* begin Listed records *

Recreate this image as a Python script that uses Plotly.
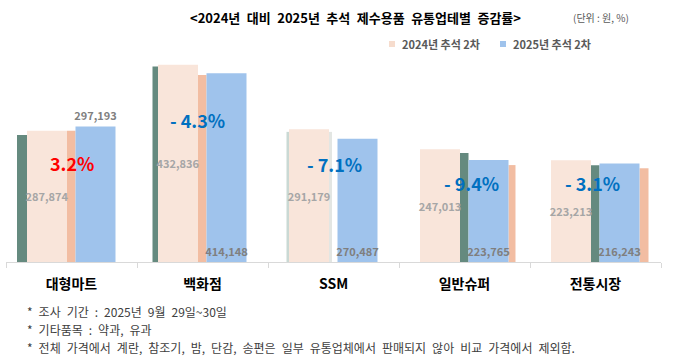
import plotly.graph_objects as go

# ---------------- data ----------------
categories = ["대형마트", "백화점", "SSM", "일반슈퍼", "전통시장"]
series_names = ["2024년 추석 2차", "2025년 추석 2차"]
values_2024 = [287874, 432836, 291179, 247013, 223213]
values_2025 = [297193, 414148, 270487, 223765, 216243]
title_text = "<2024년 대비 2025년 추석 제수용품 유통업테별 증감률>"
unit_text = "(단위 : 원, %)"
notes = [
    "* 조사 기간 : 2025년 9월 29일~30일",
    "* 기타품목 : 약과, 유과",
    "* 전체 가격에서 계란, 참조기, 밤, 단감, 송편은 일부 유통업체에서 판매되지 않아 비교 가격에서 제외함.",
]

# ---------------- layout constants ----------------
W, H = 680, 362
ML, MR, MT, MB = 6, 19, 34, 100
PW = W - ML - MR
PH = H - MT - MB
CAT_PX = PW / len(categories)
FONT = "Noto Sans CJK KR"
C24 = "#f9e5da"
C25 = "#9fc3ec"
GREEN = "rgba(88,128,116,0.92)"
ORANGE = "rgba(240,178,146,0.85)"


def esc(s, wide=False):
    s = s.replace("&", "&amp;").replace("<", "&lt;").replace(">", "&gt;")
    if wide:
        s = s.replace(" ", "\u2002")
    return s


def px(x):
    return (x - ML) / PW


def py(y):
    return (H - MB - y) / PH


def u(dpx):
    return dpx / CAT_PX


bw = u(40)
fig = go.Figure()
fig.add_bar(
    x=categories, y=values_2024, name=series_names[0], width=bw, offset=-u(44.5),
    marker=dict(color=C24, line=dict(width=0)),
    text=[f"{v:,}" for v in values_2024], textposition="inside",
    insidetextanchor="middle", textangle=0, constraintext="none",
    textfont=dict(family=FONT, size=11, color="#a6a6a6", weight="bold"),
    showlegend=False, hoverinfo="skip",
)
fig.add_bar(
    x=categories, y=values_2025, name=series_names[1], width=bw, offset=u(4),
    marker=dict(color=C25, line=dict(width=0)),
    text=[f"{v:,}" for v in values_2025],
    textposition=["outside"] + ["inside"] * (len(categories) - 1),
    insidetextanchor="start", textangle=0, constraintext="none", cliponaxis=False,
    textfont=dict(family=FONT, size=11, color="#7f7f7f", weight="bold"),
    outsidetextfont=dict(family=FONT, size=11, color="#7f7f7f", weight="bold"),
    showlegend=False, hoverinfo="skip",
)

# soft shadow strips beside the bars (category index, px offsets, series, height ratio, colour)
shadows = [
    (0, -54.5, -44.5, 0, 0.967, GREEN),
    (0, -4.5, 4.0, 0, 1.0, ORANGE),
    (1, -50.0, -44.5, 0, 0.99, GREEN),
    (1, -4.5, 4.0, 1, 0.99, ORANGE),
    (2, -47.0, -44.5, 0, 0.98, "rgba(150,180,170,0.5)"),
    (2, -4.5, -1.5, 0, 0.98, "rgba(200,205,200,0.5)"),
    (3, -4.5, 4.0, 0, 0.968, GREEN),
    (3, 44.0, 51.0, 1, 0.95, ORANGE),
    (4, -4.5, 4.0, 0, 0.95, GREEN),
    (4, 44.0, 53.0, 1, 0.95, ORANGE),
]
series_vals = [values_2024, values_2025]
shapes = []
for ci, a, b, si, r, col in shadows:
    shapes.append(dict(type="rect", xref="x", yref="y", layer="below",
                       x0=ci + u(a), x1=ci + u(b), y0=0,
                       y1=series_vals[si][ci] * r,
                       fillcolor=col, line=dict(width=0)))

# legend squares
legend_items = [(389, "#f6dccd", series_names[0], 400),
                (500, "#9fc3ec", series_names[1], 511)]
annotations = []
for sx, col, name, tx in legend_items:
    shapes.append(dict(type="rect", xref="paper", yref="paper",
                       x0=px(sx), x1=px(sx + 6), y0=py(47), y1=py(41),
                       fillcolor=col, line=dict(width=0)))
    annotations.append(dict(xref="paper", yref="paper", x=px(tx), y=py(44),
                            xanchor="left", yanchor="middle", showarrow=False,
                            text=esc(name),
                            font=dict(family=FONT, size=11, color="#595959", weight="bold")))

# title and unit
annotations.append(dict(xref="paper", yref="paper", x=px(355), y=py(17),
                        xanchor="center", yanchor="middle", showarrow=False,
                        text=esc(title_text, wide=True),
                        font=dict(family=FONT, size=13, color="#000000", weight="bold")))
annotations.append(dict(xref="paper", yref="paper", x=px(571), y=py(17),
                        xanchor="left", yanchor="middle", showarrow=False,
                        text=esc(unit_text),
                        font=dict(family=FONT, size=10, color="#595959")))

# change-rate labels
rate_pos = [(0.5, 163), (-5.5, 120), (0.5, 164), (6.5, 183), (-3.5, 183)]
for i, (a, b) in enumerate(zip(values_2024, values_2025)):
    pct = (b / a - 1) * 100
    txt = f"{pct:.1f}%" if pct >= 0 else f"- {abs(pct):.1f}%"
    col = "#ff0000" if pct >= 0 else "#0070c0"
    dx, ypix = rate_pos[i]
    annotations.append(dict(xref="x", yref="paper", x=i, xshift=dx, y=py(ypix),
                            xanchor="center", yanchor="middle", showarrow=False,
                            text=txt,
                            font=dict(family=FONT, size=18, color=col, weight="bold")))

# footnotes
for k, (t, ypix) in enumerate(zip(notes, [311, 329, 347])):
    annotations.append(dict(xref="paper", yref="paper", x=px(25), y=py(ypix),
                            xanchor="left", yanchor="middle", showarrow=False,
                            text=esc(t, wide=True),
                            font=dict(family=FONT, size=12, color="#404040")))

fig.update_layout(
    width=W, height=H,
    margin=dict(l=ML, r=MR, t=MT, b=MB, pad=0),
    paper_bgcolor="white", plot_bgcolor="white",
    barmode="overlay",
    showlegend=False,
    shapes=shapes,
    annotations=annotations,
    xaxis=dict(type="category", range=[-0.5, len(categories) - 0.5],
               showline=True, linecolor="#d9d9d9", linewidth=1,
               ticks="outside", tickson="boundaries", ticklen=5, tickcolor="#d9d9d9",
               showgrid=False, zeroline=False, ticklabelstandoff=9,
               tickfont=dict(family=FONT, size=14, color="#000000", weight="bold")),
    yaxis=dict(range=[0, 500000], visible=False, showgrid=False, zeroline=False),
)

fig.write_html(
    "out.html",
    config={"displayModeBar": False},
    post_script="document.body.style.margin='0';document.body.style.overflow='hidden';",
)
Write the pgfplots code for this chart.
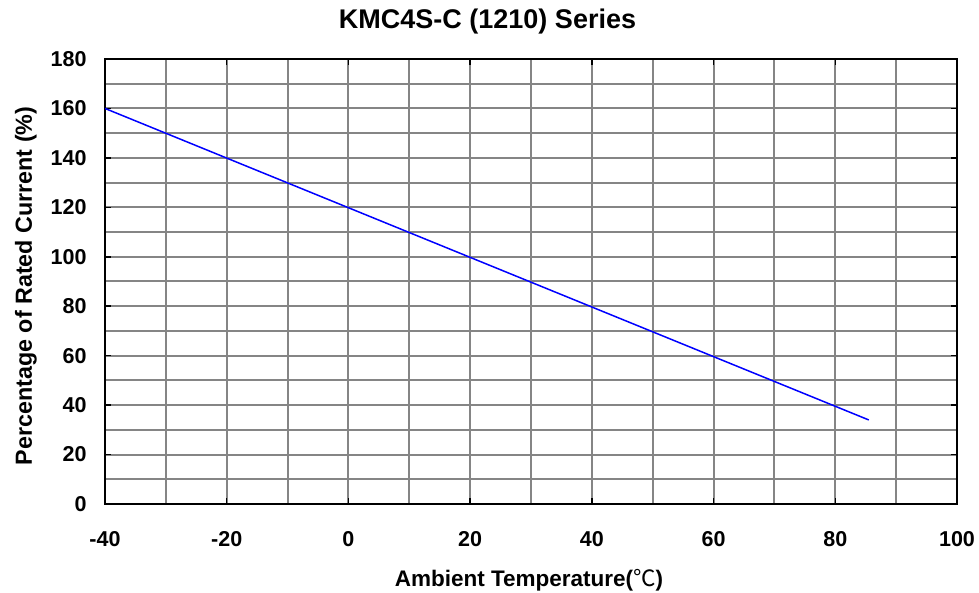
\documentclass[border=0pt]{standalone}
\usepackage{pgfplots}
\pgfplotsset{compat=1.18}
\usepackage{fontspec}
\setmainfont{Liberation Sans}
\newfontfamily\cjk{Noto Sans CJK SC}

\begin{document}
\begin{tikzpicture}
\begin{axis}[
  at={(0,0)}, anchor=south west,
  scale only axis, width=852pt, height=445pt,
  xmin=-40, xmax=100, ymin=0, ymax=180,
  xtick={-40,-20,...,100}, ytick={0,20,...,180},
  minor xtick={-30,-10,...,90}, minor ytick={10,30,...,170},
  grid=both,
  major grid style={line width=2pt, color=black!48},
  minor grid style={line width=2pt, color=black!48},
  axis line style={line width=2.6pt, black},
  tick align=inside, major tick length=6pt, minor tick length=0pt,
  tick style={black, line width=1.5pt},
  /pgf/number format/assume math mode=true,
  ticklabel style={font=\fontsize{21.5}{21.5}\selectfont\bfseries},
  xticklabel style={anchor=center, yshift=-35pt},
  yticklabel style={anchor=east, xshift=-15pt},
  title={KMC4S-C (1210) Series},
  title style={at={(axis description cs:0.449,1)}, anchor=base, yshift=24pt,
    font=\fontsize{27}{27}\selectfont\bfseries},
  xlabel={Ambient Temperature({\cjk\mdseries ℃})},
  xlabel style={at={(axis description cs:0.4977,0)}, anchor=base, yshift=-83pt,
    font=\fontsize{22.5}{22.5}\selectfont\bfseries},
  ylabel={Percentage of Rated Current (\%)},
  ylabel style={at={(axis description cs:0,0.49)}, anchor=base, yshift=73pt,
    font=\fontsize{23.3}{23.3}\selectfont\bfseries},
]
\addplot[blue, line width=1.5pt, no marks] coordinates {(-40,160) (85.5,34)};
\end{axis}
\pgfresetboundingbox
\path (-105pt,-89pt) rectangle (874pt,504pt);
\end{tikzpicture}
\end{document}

* end Listed records *

Task prompt: Begin at the top of the records above and retype each line exactly until the line containing "return dpx / CAT_PX", which is included. Skip all pictures.

Task solution:
Recreate this image as a Python script that uses Plotly.
import plotly.graph_objects as go

# ---------------- data ----------------
categories = ["대형마트", "백화점", "SSM", "일반슈퍼", "전통시장"]
series_names = ["2024년 추석 2차", "2025년 추석 2차"]
values_2024 = [287874, 432836, 291179, 247013, 223213]
values_2025 = [297193, 414148, 270487, 223765, 216243]
title_text = "<2024년 대비 2025년 추석 제수용품 유통업테별 증감률>"
unit_text = "(단위 : 원, %)"
notes = [
    "* 조사 기간 : 2025년 9월 29일~30일",
    "* 기타품목 : 약과, 유과",
    "* 전체 가격에서 계란, 참조기, 밤, 단감, 송편은 일부 유통업체에서 판매되지 않아 비교 가격에서 제외함.",
]

# ---------------- layout constants ----------------
W, H = 680, 362
ML, MR, MT, MB = 6, 19, 34, 100
PW = W - ML - MR
PH = H - MT - MB
CAT_PX = PW / len(categories)
FONT = "Noto Sans CJK KR"
C24 = "#f9e5da"
C25 = "#9fc3ec"
GREEN = "rgba(88,128,116,0.92)"
ORANGE = "rgba(240,178,146,0.85)"


def esc(s, wide=False):
    s = s.replace("&", "&amp;").replace("<", "&lt;").replace(">", "&gt;")
    if wide:
        s = s.replace(" ", "\u2002")
    return s


def px(x):
    return (x - ML) / PW


def py(y):
    return (H - MB - y) / PH


def u(dpx):
    return dpx / CAT_PX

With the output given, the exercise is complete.